## INFORMATION SUPPLIED
++++++

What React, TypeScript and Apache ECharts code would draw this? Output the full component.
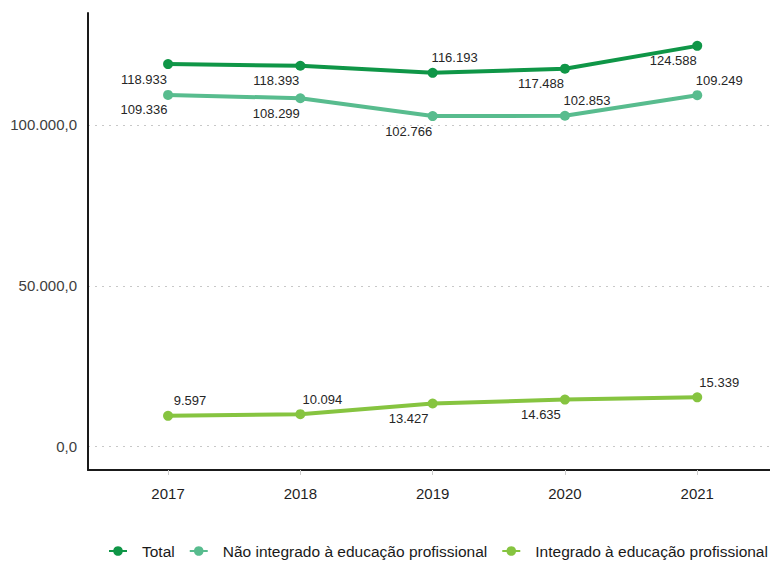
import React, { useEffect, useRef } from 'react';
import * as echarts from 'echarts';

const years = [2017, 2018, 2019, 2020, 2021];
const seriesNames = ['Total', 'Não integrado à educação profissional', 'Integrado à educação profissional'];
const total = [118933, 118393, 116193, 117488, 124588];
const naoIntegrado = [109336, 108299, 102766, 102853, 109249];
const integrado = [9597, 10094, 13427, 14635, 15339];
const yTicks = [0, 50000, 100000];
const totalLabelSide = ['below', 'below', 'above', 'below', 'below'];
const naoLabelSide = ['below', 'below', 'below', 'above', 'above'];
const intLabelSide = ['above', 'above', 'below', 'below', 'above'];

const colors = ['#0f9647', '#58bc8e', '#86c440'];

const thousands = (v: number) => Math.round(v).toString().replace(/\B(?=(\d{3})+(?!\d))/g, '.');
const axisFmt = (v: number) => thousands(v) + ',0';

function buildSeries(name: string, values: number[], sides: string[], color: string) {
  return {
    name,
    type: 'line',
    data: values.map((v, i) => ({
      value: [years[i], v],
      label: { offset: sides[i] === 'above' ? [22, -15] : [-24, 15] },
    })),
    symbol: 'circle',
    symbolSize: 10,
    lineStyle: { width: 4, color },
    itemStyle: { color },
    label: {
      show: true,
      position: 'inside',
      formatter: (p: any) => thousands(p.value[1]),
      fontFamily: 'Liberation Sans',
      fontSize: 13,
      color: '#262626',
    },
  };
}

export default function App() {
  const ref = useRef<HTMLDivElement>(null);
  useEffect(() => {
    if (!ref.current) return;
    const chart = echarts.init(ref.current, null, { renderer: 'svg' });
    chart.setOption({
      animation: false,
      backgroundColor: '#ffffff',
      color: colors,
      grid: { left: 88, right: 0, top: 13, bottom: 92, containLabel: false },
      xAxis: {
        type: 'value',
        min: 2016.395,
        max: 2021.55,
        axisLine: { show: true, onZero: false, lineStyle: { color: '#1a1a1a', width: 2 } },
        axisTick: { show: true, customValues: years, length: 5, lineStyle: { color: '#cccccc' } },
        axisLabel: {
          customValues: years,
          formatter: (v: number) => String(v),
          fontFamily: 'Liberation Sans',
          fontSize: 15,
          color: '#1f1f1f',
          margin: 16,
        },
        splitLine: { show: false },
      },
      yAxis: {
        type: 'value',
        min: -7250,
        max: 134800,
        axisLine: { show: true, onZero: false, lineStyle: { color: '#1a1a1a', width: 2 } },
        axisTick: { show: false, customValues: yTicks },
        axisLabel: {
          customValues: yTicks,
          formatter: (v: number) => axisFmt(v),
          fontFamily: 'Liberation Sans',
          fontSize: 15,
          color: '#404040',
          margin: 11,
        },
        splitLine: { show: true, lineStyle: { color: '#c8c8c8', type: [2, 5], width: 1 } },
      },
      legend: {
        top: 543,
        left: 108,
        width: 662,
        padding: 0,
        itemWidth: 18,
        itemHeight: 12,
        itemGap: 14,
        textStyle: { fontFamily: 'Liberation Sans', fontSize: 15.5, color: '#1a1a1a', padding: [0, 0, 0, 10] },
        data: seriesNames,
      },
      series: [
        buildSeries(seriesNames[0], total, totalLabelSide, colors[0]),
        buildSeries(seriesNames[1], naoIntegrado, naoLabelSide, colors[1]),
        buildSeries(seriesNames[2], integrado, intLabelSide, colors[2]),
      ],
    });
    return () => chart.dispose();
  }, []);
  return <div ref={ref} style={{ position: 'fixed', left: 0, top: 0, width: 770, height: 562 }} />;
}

++++++

Repeat the listing above exactly, with no pictures.

## COMPLETED EXERCISE
What React, TypeScript and Apache ECharts code would draw this? Output the full component.
import React, { useEffect, useRef } from 'react';
import * as echarts from 'echarts';

const years = [2017, 2018, 2019, 2020, 2021];
const seriesNames = ['Total', 'Não integrado à educação profissional', 'Integrado à educação profissional'];
const total = [118933, 118393, 116193, 117488, 124588];
const naoIntegrado = [109336, 108299, 102766, 102853, 109249];
const integrado = [9597, 10094, 13427, 14635, 15339];
const yTicks = [0, 50000, 100000];
const totalLabelSide = ['below', 'below', 'above', 'below', 'below'];
const naoLabelSide = ['below', 'below', 'below', 'above', 'above'];
const intLabelSide = ['above', 'above', 'below', 'below', 'above'];

const colors = ['#0f9647', '#58bc8e', '#86c440'];

const thousands = (v: number) => Math.round(v).toString().replace(/\B(?=(\d{3})+(?!\d))/g, '.');
const axisFmt = (v: number) => thousands(v) + ',0';

function buildSeries(name: string, values: number[], sides: string[], color: string) {
  return {
    name,
    type: 'line',
    data: values.map((v, i) => ({
      value: [years[i], v],
      label: { offset: sides[i] === 'above' ? [22, -15] : [-24, 15] },
    })),
    symbol: 'circle',
    symbolSize: 10,
    lineStyle: { width: 4, color },
    itemStyle: { color },
    label: {
      show: true,
      position: 'inside',
      formatter: (p: any) => thousands(p.value[1]),
      fontFamily: 'Liberation Sans',
      fontSize: 13,
      color: '#262626',
    },
  };
}

export default function App() {
  const ref = useRef<HTMLDivElement>(null);
  useEffect(() => {
    if (!ref.current) return;
    const chart = echarts.init(ref.current, null, { renderer: 'svg' });
    chart.setOption({
      animation: false,
      backgroundColor: '#ffffff',
      color: colors,
      grid: { left: 88, right: 0, top: 13, bottom: 92, containLabel: false },
      xAxis: {
        type: 'value',
        min: 2016.395,
        max: 2021.55,
        axisLine: { show: true, onZero: false, lineStyle: { color: '#1a1a1a', width: 2 } },
        axisTick: { show: true, customValues: years, length: 5, lineStyle: { color: '#cccccc' } },
        axisLabel: {
          customValues: years,
          formatter: (v: number) => String(v),
          fontFamily: 'Liberation Sans',
          fontSize: 15,
          color: '#1f1f1f',
          margin: 16,
        },
        splitLine: { show: false },
      },
      yAxis: {
        type: 'value',
        min: -7250,
        max: 134800,
        axisLine: { show: true, onZero: false, lineStyle: { color: '#1a1a1a', width: 2 } },
        axisTick: { show: false, customValues: yTicks },
        axisLabel: {
          customValues: yTicks,
          formatter: (v: number) => axisFmt(v),
          fontFamily: 'Liberation Sans',
          fontSize: 15,
          color: '#404040',
          margin: 11,
        },
        splitLine: { show: true, lineStyle: { color: '#c8c8c8', type: [2, 5], width: 1 } },
      },
      legend: {
        top: 543,
        left: 108,
        width: 662,
        padding: 0,
        itemWidth: 18,
        itemHeight: 12,
        itemGap: 14,
        textStyle: { fontFamily: 'Liberation Sans', fontSize: 15.5, color: '#1a1a1a', padding: [0, 0, 0, 10] },
        data: seriesNames,
      },
      series: [
        buildSeries(seriesNames[0], total, totalLabelSide, colors[0]),
        buildSeries(seriesNames[1], naoIntegrado, naoLabelSide, colors[1]),
        buildSeries(seriesNames[2], integrado, intLabelSide, colors[2]),
      ],
    });
    return () => chart.dispose();
  }, []);
  return <div ref={ref} style={{ position: 'fixed', left: 0, top: 0, width: 770, height: 562 }} />;
}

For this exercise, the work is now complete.